● THE REQUEST: Starting with the first line below, extract each line through the one that contains "ax.set_ylim(-20, 7)", inclusive, excluding pictures.

● DATA:

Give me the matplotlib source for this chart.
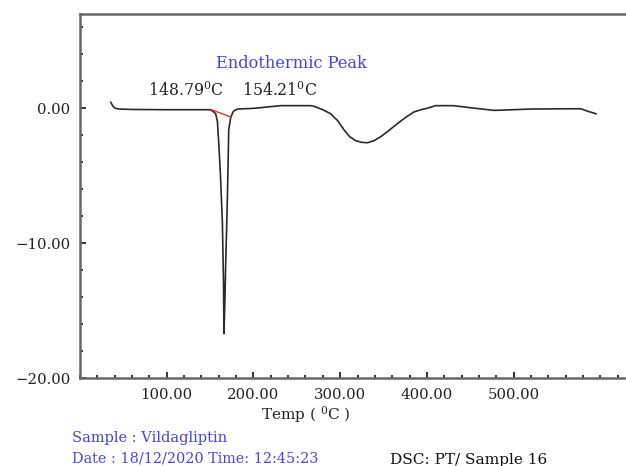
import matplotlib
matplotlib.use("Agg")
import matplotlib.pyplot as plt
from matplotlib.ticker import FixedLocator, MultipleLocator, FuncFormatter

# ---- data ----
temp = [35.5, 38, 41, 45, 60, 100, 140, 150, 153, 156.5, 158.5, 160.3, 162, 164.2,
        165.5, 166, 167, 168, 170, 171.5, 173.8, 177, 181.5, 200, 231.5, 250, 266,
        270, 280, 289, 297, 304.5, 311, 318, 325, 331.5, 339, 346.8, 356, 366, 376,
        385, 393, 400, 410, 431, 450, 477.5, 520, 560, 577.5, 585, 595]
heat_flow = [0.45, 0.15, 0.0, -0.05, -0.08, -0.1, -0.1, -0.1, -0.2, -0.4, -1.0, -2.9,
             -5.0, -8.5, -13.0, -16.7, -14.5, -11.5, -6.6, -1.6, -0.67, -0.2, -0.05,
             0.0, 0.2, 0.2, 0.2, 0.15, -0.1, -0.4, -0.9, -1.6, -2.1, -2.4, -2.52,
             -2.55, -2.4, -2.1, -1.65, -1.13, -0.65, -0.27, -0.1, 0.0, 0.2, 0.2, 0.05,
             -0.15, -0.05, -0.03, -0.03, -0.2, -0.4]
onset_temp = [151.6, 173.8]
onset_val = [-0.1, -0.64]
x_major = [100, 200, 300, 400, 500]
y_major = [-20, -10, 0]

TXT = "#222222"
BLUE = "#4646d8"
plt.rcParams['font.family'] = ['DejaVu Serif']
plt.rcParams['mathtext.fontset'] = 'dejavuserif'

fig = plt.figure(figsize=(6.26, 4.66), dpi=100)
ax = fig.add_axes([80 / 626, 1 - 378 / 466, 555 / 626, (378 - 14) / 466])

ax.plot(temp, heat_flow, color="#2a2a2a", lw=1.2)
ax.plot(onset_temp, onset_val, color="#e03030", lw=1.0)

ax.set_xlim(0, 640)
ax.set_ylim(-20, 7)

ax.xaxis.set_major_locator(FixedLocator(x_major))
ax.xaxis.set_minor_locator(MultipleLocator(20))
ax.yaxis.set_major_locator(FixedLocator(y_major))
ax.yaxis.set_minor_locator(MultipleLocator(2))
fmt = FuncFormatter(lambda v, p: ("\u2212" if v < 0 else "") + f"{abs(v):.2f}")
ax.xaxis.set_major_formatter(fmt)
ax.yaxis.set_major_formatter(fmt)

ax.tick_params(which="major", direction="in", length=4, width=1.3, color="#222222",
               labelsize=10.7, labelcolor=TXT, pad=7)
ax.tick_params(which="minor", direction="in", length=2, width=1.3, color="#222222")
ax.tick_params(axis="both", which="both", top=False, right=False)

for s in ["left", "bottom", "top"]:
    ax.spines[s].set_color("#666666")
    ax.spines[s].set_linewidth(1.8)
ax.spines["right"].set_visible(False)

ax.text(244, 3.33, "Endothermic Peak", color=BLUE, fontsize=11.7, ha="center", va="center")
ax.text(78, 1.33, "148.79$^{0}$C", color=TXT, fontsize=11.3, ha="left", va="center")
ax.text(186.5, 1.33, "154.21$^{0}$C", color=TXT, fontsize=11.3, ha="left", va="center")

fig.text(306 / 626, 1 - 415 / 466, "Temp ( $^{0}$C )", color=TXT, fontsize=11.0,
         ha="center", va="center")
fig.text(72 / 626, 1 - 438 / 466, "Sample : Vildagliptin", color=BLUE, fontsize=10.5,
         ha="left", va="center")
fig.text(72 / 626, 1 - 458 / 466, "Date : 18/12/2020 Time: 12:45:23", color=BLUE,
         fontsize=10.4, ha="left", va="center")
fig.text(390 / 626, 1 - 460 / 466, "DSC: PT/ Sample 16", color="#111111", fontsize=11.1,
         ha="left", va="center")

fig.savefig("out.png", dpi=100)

● SOLUTION FOR THIS PROBLEM:
Give me the matplotlib source for this chart.
import matplotlib
matplotlib.use("Agg")
import matplotlib.pyplot as plt
from matplotlib.ticker import FixedLocator, MultipleLocator, FuncFormatter

# ---- data ----
temp = [35.5, 38, 41, 45, 60, 100, 140, 150, 153, 156.5, 158.5, 160.3, 162, 164.2,
        165.5, 166, 167, 168, 170, 171.5, 173.8, 177, 181.5, 200, 231.5, 250, 266,
        270, 280, 289, 297, 304.5, 311, 318, 325, 331.5, 339, 346.8, 356, 366, 376,
        385, 393, 400, 410, 431, 450, 477.5, 520, 560, 577.5, 585, 595]
heat_flow = [0.45, 0.15, 0.0, -0.05, -0.08, -0.1, -0.1, -0.1, -0.2, -0.4, -1.0, -2.9,
             -5.0, -8.5, -13.0, -16.7, -14.5, -11.5, -6.6, -1.6, -0.67, -0.2, -0.05,
             0.0, 0.2, 0.2, 0.2, 0.15, -0.1, -0.4, -0.9, -1.6, -2.1, -2.4, -2.52,
             -2.55, -2.4, -2.1, -1.65, -1.13, -0.65, -0.27, -0.1, 0.0, 0.2, 0.2, 0.05,
             -0.15, -0.05, -0.03, -0.03, -0.2, -0.4]
onset_temp = [151.6, 173.8]
onset_val = [-0.1, -0.64]
x_major = [100, 200, 300, 400, 500]
y_major = [-20, -10, 0]

TXT = "#222222"
BLUE = "#4646d8"
plt.rcParams['font.family'] = ['DejaVu Serif']
plt.rcParams['mathtext.fontset'] = 'dejavuserif'

fig = plt.figure(figsize=(6.26, 4.66), dpi=100)
ax = fig.add_axes([80 / 626, 1 - 378 / 466, 555 / 626, (378 - 14) / 466])

ax.plot(temp, heat_flow, color="#2a2a2a", lw=1.2)
ax.plot(onset_temp, onset_val, color="#e03030", lw=1.0)

ax.set_xlim(0, 640)
ax.set_ylim(-20, 7)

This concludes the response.